Emilia Gutiérrez pintó escenas que suceden dentro de las paredes de una casa, eso de lo que escribe también Ana en sus relatos, pintó ese universo que se encierra en lo doméstico y luego, en esa especie de retroalimentación entre obra y vida que se da entre tantos artistas, vivió tres décadas encerrada en su departamento.
“Sus pinturas fueron premoniciones de cómo terminaría siendo el resto de su vida”, dice la narradora del cuento de Ana.
“Nadie sabe bien por qué se encerró. Durante tres décadas tuvo que dejar de pintar, su psiquiatra se lo prohibió. Los colores le producían alucinaciones, en especial el rojo carmesí”, escribe Ana, que también es pintora y pinta mujeres, chicas tumbadas en sillones o camas, en departamentos de los cuales tal vez no puedan o no quieran escapar, y lápices labiales de color rojo, ¿será rojo carmesí?, en una serie titulada Unidad Básica Labial.
Emilia Gutiérrez, al igual que muchos de los personajes del libro, está al borde y nadie sabe qué es lo que puede detonar la locura. Si un color incrustado en el centro de un cuadro, una separación, el fin de la casa familiar, un comentario sobre un embarazo inexistente justo antes de que llegue el café con medialunas.
Nadie está a salvo.
Tal vez por eso las protagonistas de Meditación madre buscan escapar a un lugar protegido, algo que las salve, que evite la caída.
En el libro, hay parejas que huyen de la ciudad al campo o a la sierra, mujeres que vuelven a los balnearios y los veranos de la infancia, hay mujeres que incluso construyen una casa oculta en el bosque, una casa secreta de la cual su marido, con quien comparte otra casa, no sabe nada. Hay mujeres que intentan encontrar escapes en “países en guerra constante” o países “sin futuro”, mujeres que se aferran a hombres de cuerpos grandes, a la placenta de sus hijos, a niñas que se pegan a ellas como animales. Hijas que observan esa conjunción imposible de descifrar en sus madres, la fragilidad y la fortaleza más extrema, un misterio que nunca podrán resolver.

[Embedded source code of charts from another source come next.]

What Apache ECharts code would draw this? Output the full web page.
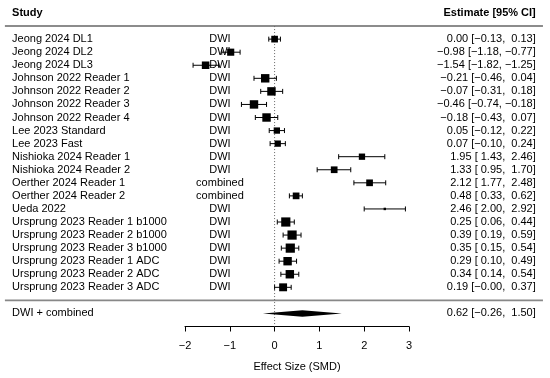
<!DOCTYPE html>
<html><head><meta charset="utf-8">
<script src="https://cdn.jsdelivr.net/npm/echarts@6/dist/echarts.min.js"></script>
<style>html,body{margin:0;padding:0;background:#fff}#c{width:550px;height:378px}</style>
</head><body><div id="c"></div>
<script>
// ---- data ----
const studies = ['Jeong 2024 DL1','Jeong 2024 DL2','Jeong 2024 DL3','Johnson 2022 Reader 1','Johnson 2022 Reader 2','Johnson 2022 Reader 3','Johnson 2022 Reader 4','Lee 2023 Standard','Lee 2023 Fast','Nishioka 2024 Reader 1','Nishioka 2024 Reader 2','Oerther 2024 Reader 1','Oerther 2024 Reader 2','Ueda 2022','Ursprung 2023 Reader 1 b1000','Ursprung 2023 Reader 2 b1000','Ursprung 2023 Reader 3 b1000','Ursprung 2023 Reader 1 ADC','Ursprung 2023 Reader 2 ADC','Ursprung 2023 Reader 3 ADC'];
const types = ['DWI','DWI','DWI','DWI','DWI','DWI','DWI','DWI','DWI','DWI','DWI','combined','combined','DWI','DWI','DWI','DWI','DWI','DWI','DWI'];
const estimates = [0.00,-0.98,-1.54,-0.21,-0.07,-0.46,-0.18,0.05,0.07,1.95,1.33,2.12,0.48,2.46,0.25,0.39,0.35,0.29,0.34,0.19];
const lower = [-0.13,-1.18,-1.82,-0.46,-0.31,-0.74,-0.43,-0.12,-0.10,1.43,0.95,1.77,0.33,2.00,0.06,0.19,0.15,0.10,0.14,-0.00];
const upper = [0.13,-0.77,-1.25,0.04,0.18,-0.18,0.07,0.22,0.24,2.46,1.70,2.48,0.62,2.92,0.44,0.59,0.54,0.49,0.54,0.37];
const weights = [0.53,0.60,0.67,0.84,0.84,0.84,0.84,0.47,0.47,0.47,0.53,0.53,0.53,0.07,1.00,1.00,1.00,0.84,0.84,0.74];
const summaryLabel = 'DWI + combined';
const summary = [0.62,-0.26,1.50];
const xTicks = [-2,-1,0,1,2,3];
const headers = ['Study','Estimate [95% CI]'];
const axisTitle = 'Effect Size (SMD)';

// ---- layout (data units of the x axis / row units) ----
const k = studies.length;
const colStudy = -5.86, colType = -1.22, colEst = 5.83;
const lineLeft = -6.02, lineRight = 5.99;
const FAM = '"Liberation Sans", Arial, sans-serif';
const FONT = '11px ' + FAM;
const BFONT = 'bold 11px ' + FAM;

function isNeg(v){ return v < 0 || Object.is(v,-0); }
function f(v){ return (isNeg(v)?'\u2212':'') + Math.abs(v).toFixed(2); }
function p(v){ return (isNeg(v)?'\u2212':' ') + Math.abs(v).toFixed(2); }
function estText(e,l,u){ return f(e) + ' [' + p(l) + ', ' + p(u) + ']'; }

const rows = studies.map((s,i)=>k-i);
const textItems = [];
studies.forEach((s,i)=>{
  textItems.push([colStudy, rows[i], s, 'left', 0]);
  textItems.push([colType, rows[i], types[i], 'center', 0]);
  textItems.push([colEst, rows[i], estText(estimates[i],lower[i],upper[i]), 'right', 0]);
});
textItems.push([colStudy, -1, summaryLabel, 'left', 0]);
textItems.push([colEst, -1, estText(summary[0],summary[1],summary[2]), 'right', 0]);
textItems.push([colStudy, k+2, headers[0], 'left', 1]);
textItems.push([colEst, k+2, headers[1], 'right', 1]);

const forestData = studies.map((s,i)=>[estimates[i],lower[i],upper[i],rows[i],weights[i]]);
// separator / reference lines: [x1, y1, x2, y2, style]
const guideLines = [
  [lineLeft, k+1, lineRight, k+1, 0],
  [lineLeft, 0, lineRight, 0, 1],
  [0, k+1, 0, -2, 2]
];
const guideStyles = [
  {stroke:'#666',lineWidth:1.6},
  {stroke:'#888',lineWidth:1.6},
  {stroke:'#666',lineWidth:1,lineDash:[1,2]}
];

const chart = echarts.init(document.getElementById('c'), null, {renderer:'canvas'});
chart.setOption({
  animation:false,
  backgroundColor:'#fff',
  grid:{left:185,width:224,top:13,height:313.5},
  xAxis:{type:'value',min:-2,max:3,interval:1,
    axisLine:{show:true,onZero:false,lineStyle:{color:'#000',width:1}},
    axisTick:{show:true,length:5,lineStyle:{color:'#000'}},
    axisLabel:{margin:14,color:'#000',fontSize:11,fontFamily:FAM,
      formatter:v=>(v<0?'\u2212'+Math.abs(v):String(v))},
    splitLine:{show:false},
    name:axisTitle,nameLocation:'middle',nameGap:35,
    nameTextStyle:{color:'#000',fontSize:11,fontFamily:FAM}
  },
  yAxis:{type:'value',min:-2,max:k+2,show:false,splitLine:{show:false}},
  series:[
    {type:'custom',clip:false,silent:true,data:guideLines,z:1,
      renderItem:(params,api)=>{
        const a = api.coord([api.value(0),api.value(1)]);
        const b = api.coord([api.value(2),api.value(3)]);
        return {type:'line',shape:{x1:a[0],y1:a[1],x2:b[0],y2:b[1]},style:guideStyles[api.value(4)]};
      }},
    {type:'custom',clip:false,silent:true,data:forestData,z:3,
      renderItem:(params,api)=>{
        const y = api.value(3);
        const c = api.coord([api.value(0),y]);
        const l = api.coord([api.value(1),y]);
        const u = api.coord([api.value(2),y]);
        const side = 9.2*Math.sqrt(api.value(4));
        const cap = 2.5;
        const st = {stroke:'#000',lineWidth:1};
        return {type:'group',children:[
          {type:'line',shape:{x1:l[0],y1:c[1],x2:u[0],y2:c[1]},style:st},
          {type:'line',shape:{x1:l[0],y1:c[1]-cap,x2:l[0],y2:c[1]+cap},style:st},
          {type:'line',shape:{x1:u[0],y1:c[1]-cap,x2:u[0],y2:c[1]+cap},style:st},
          {type:'rect',shape:{x:c[0]-side/2,y:c[1]-side/2,width:side,height:side},style:{fill:'#000'}}
        ]};
      }},
    {type:'custom',clip:false,silent:true,data:[[summary[0],summary[1],summary[2],-1]],z:3,
      renderItem:(params,api)=>{
        const y = api.value(3);
        const c = api.coord([api.value(0),y]);
        const l = api.coord([api.value(1),y]);
        const u = api.coord([api.value(2),y]);
        const h = 3.2;
        return {type:'polygon',shape:{points:[[l[0],c[1]],[c[0],c[1]-h],[u[0],c[1]],[c[0],c[1]+h]]},
          style:{fill:'#000'}};
      }},
    {type:'custom',clip:false,silent:true,data:textItems,z:2,
      renderItem:(params,api)=>{
        const d = textItems[params.dataIndex];
        const pt = api.coord([d[0],d[1]]);
        return {type:'text',x:pt[0],y:pt[1],
          style:{text:d[2],textAlign:d[3],align:d[3],textVerticalAlign:'middle',verticalAlign:'middle',
            fill:'#000',font:d[4]?BFONT:FONT}};
      }}
  ]
});
</script></body></html>
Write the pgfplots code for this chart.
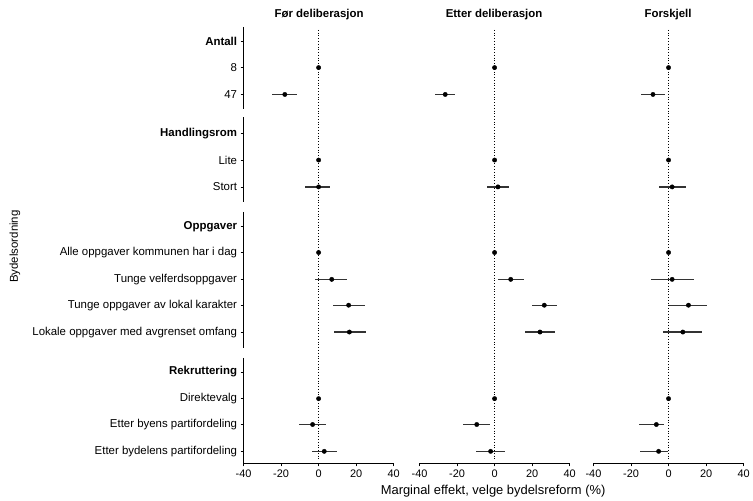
\documentclass[border=0pt]{standalone}
\usepackage{pgfplots}
\usepackage{pgfplotstable}
\pgfplotsset{compat=1.18}
\usepackage{fontspec}
\setmainfont{Liberation Sans}
\pgfplotstableread{
y x ep em
-68 0 0 0
-95 -18 6.5 7
-161 0 0 0
-188 0 6 7
-254 0 0 0
-281 7 8.3 9
-307 16 8.7 8.5
-334 16.4 8.6 8.4
-401 0 0 0
-427 -3.2 7 7
-454 3 7 6.7
}\tA
\pgfplotstableread{
y x ep em
-68 0 0 0
-95 -26.3 5.3 5.7
-161 0 0 0
-188 1.8 5.8 5.7
-254 0 0 0
-281 8.6 7.1 6.7
-307 26.5 6.5 6.5
-334 24.2 8.1 8.2
-401 0 0 0
-427 -9.5 7 7.5
-454 -2.1 7.9 7.9
}\tB
\pgfplotstableread{
y x ep em
-68 0 0 0
-95 -8.3 6.5 6.3
-161 0 0 0
-188 1.9 7.3 6.8
-254 0 0 0
-281 1.9 11.5 11.4
-307 10.6 10 10.2
-334 7.6 10.4 10.4
-401 0 0 0
-427 -6.5 4.2 9.2
-454 -5.3 4.8 9.7
}\tC
\pgfplotsset{
  panel/.style={scale only axis, width=151pt, height=436pt,
    xmin=-40, xmax=40, ymin=-466, ymax=-30,
    xtick={-40,-20,0,20,40},
    axis x line*=bottom, axis y line*=left,
    y axis line style={draw=none},
    x axis line style={line width=0.9pt,-},
    tick align=outside, major tick length=3pt,
    tick style={black, line width=0.6pt},
    ticklabel style={font=\fontsize{11}{12}\selectfont},
    /pgf/number format/assume math mode=true,
    clip=false, anchor=south west},
  ser/.style={only marks, mark=*, mark size=2.2pt, black,
    error bars/.cd, x dir=both, x explicit, error mark=none,
    error bar style={line width=1.3pt, black!80}},
}
\newcommand\panelbody[1]{%
  \draw[dotted, line width=0.8pt] (axis cs:0,-30) -- (axis cs:0,-462);
  \addplot[ser] table[x=x,y=y,x error plus=ep,x error minus=em] {#1};
}
\begin{document}
\begin{tikzpicture}
\path (0,0) rectangle (753pt,-502pt);
\begin{axis}[panel, at={(245pt,-466pt)},
  ytick={-42,-68,-95,-134,-161,-188,-228,-254,-281,-307,-334,-374,-401,-427,-454},
  yticklabel style={font=\fontsize{11.5}{12}\selectfont},
  yticklabels={\textbf{Antall},8,47,\textbf{Handlingsrom},Lite,Stort,\textbf{Oppgaver},Alle oppgaver kommunen har i dag,Tunge velferdsoppgaver,Tunge oppgaver av lokal karakter,Lokale oppgaver med avgrenset omfang,\textbf{Rekruttering},Direktevalg,Etter byens partifordeling,Etter bydelens partifordeling}]
  \draw[line width=0.9pt] (axis cs:-40,-27) -- (axis cs:-40,-110);
  \draw[line width=0.9pt] (axis cs:-40,-118) -- (axis cs:-40,-203);
  \draw[line width=0.9pt] (axis cs:-40,-213) -- (axis cs:-40,-350);
  \draw[line width=0.9pt] (axis cs:-40,-360) -- (axis cs:-40,-466);
  \panelbody{\tA}
\end{axis}
\begin{axis}[panel, at={(422pt,-466pt)}, ytick=\empty]
  \panelbody{\tB}
\end{axis}
\begin{axis}[panel, at={(597pt,-466pt)}, ytick=\empty]
  \panelbody{\tC}
\end{axis}
\node[font=\bfseries\fontsize{11.5}{12}\selectfont] at (321pt,-15pt) {Før deliberasjon};
\node[font=\bfseries\fontsize{11.5}{12}\selectfont] at (497pt,-15pt) {Etter deliberasjon};
\node[font=\bfseries\fontsize{11.5}{12}\selectfont] at (672pt,-15pt) {Forskjell};
\node[font=\fontsize{13}{14}\selectfont] at (496pt,-494pt) {Marginal effekt, velge bydelsreform (\%)};
\node[rotate=90, font=\fontsize{11.5}{12}\selectfont] at (15pt,-248pt) {Bydelsordning};
\end{tikzpicture}
\end{document}
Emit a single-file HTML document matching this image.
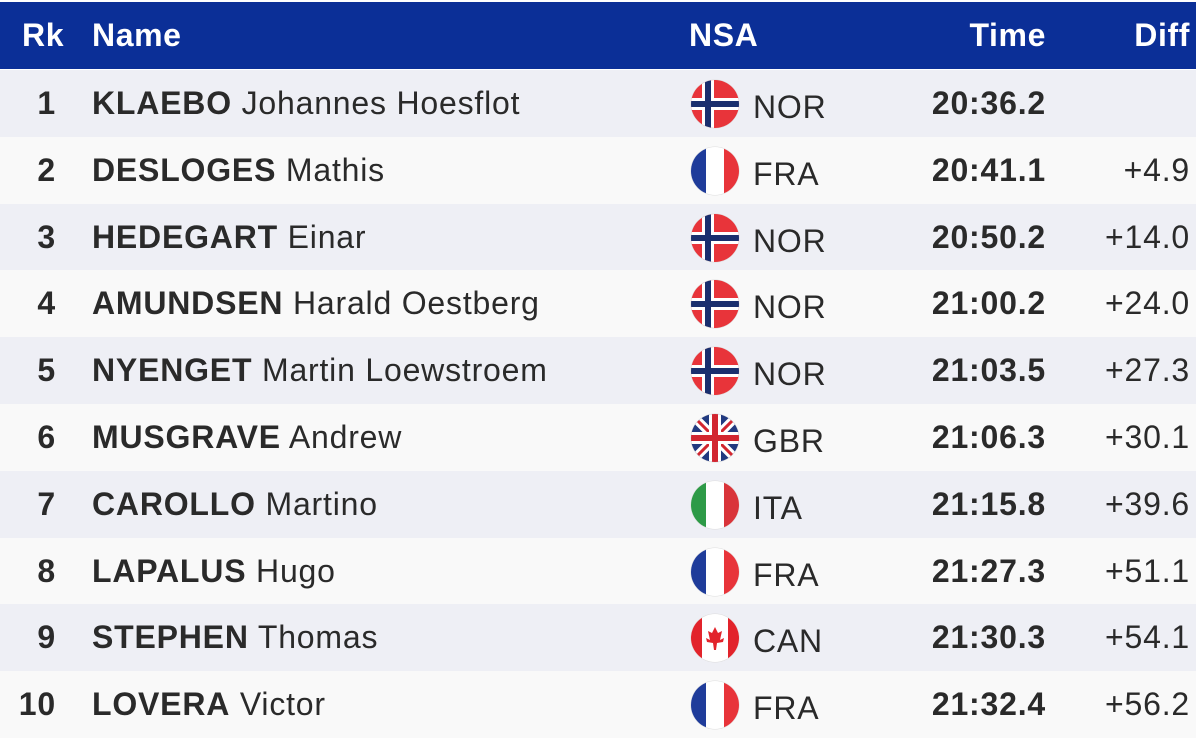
<!DOCTYPE html>
<html><head><style>
body{margin:0;width:1200px;height:741px;overflow:hidden;background:#fff;font-family:"Liberation Sans",Arial,sans-serif;}
.hdr{position:absolute;left:0;top:2px;width:1196px;height:67px;background:#0b2f97;color:#fff;font-weight:bold;font-size:32px;letter-spacing:0.6px;}
.hdr div,.row div{position:absolute;line-height:67px;white-space:nowrap;}
.row{position:absolute;left:0;width:1196px;height:67px;font-size:32px;letter-spacing:0.8px;color:#2a2a2a;}
.odd{background:#eeeff5}.even{background:#f9f9f9}
.rk{right:1140px;text-align:right;font-weight:bold}
.nm{left:92px}.nm b{font-weight:bold}
.fl{left:690px;top:9px;width:50px;height:50px;}
.ns{left:753px;top:4px}
.tm{right:150px;font-weight:bold}
.df{right:6px}
</style></head><body>
<div class="hdr"><div style="left:22px">Rk</div><div style="left:92px">Name</div><div style="left:689px">NSA</div><div style="right:150px">Time</div><div style="right:6px">Diff</div></div>
<svg width="0" height="0" style="position:absolute"><defs>
<clipPath id="c"><circle cx="25" cy="25" r="24"/></clipPath>
<g id="NOR" clip-path="url(#c)"><rect width="50" height="50" fill="#e8343a"/><rect x="12" width="12" height="50" fill="#fff"/><rect y="19" width="50" height="12" fill="#fff"/><rect x="15" width="6" height="50" fill="#1a2f6e"/><rect y="22" width="50" height="6" fill="#1a2f6e"/></g>
<g id="FRA" clip-path="url(#c)"><rect width="50" height="50" fill="#fff"/><rect width="16" height="50" fill="#1f3c9a"/><rect x="34" width="16" height="50" fill="#e8343a"/></g>
<g id="ITA" clip-path="url(#c)"><rect width="50" height="50" fill="#fff"/><rect width="16" height="50" fill="#2d9a47"/><rect x="34" width="16" height="50" fill="#d9343a"/></g>
<g id="CAN" clip-path="url(#c)"><rect width="50" height="50" fill="#fff"/><rect width="12" height="50" fill="#e2232b"/><rect x="38" width="12" height="50" fill="#e2232b"/><path d="M25 14 L28 20 L32 18 L30 27 L34 25 L33 29 L27 30 L26 37 L24 37 L23 30 L17 29 L16 25 L20 27 L18 18 L22 20Z" fill="#e2232b"/></g>
<g id="GBR" clip-path="url(#c)"><rect width="50" height="50" fill="#223a80"/><path d="M0 0L50 50M50 0L0 50" stroke="#fff" stroke-width="9"/><path d="M0 0L50 50M50 0L0 50" stroke="#d22630" stroke-width="3"/><rect x="19" width="12" height="50" fill="#fff"/><rect y="19" width="50" height="12" fill="#fff"/><rect x="22" width="6" height="50" fill="#d22630"/><rect y="22" width="50" height="6" fill="#d22630"/></g>
</defs></svg>
<div id="rows"></div>
<script>
var d=[["1","KLAEBO","Johannes Hoesflot","NOR","20:36.2",""],["2","DESLOGES","Mathis","FRA","20:41.1","+4.9"],["3","HEDEGART","Einar","NOR","20:50.2","+14.0"],["4","AMUNDSEN","Harald Oestberg","NOR","21:00.2","+24.0"],["5","NYENGET","Martin Loewstroem","NOR","21:03.5","+27.3"],["6","MUSGRAVE","Andrew","GBR","21:06.3","+30.1"],["7","CAROLLO","Martino","ITA","21:15.8","+39.6"],["8","LAPALUS","Hugo","FRA","21:27.3","+51.1"],["9","STEPHEN","Thomas","CAN","21:30.3","+54.1"],["10","LOVERA","Victor","FRA","21:32.4","+56.2"]];
var h="";d.forEach(function(r,i){var t=70+i*66.8;
h+='<div class="row '+(i%2?'even':'odd')+'" style="top:'+t+'px"><div class="rk">'+r[0]+'</div><div class="nm"><b>'+r[1]+'</b> '+r[2]+'</div><svg class="fl" style="position:absolute" viewBox="0 0 50 50"><circle cx="25" cy="25" r="24.5" fill="#ddd"/><use href="#'+r[3]+'"/></svg><div class="ns">'+r[3]+'</div><div class="tm">'+r[4]+'</div><div class="df">'+r[5]+'</div></div>';});
document.getElementById("rows").innerHTML=h;
</script>
</body></html>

Porque la figura de la madre se escapa, se escurre, de tan cercana se desdibuja.
III
“Me cuesta mirar a mamá, siempre le temí a ese espejo que podía llegar a ser”, dice la protagonista del último cuento del libro, el que le da el título.
La mujer ha regresado con su novio al lugar de vacaciones de su infancia, envuelta en el viento de la costa Atlántica argentina, los vaivenes del clima y los recuerdos de los veranos con su madre.
La narradora relata un ejercicio budista que Laurie Anderson cita en uno de sus libros.
“Consiste en encontrar un momento en el que tu madre realmente te amó sin reservas y enfocarse en ese momento para aplicarlo a toda la gente, para darte tu propio amor sin reservas al mundo como si fueras su madre. Laurie dice que ese momento se le escapa y me angustia que a mí también se me escape a menudo”.
La mujer encuentra rastros de ese amor en pequeños detalles, en el olor a unos choclos con manteca en la orilla o en la mano de una madre que acaricia a su hija en un colectivo de larga distancia.
Son pequeños trazos de luz sobre un lienzo que tiene tonos oscuros y mujeres que por momentos parecen desenfocadas, a punto de huir hacia otro lado, mujeres al borde o a punto de volar como a una sombrilla en la ventosa costa argentina.
Y, sin embargo, están atadas a la tierra, aferradas a una fortaleza que tal vez venga desde otro sitio, de generaciones de mujeres que nos antecedieron y que seguirán más allá de nosotras.
Leer Meditación madre es leer a esas mujeres, leer a madres, hijas, amigas, y buscar ese punto del amor sin reservas, siempre esquivo, difuso, desdibujado, y tal vez irreal, pero que está ligado al camino que se inicia con cada nacimiento, ese momento que —como dice uno de los personajes de Ana— está tan cerca de la vida como de la muerte.
Este texto fue leído en la presentación del libro Meditación madre, que tuvo lugar el 6 de diciembre de 2024 en Librería Kalimera.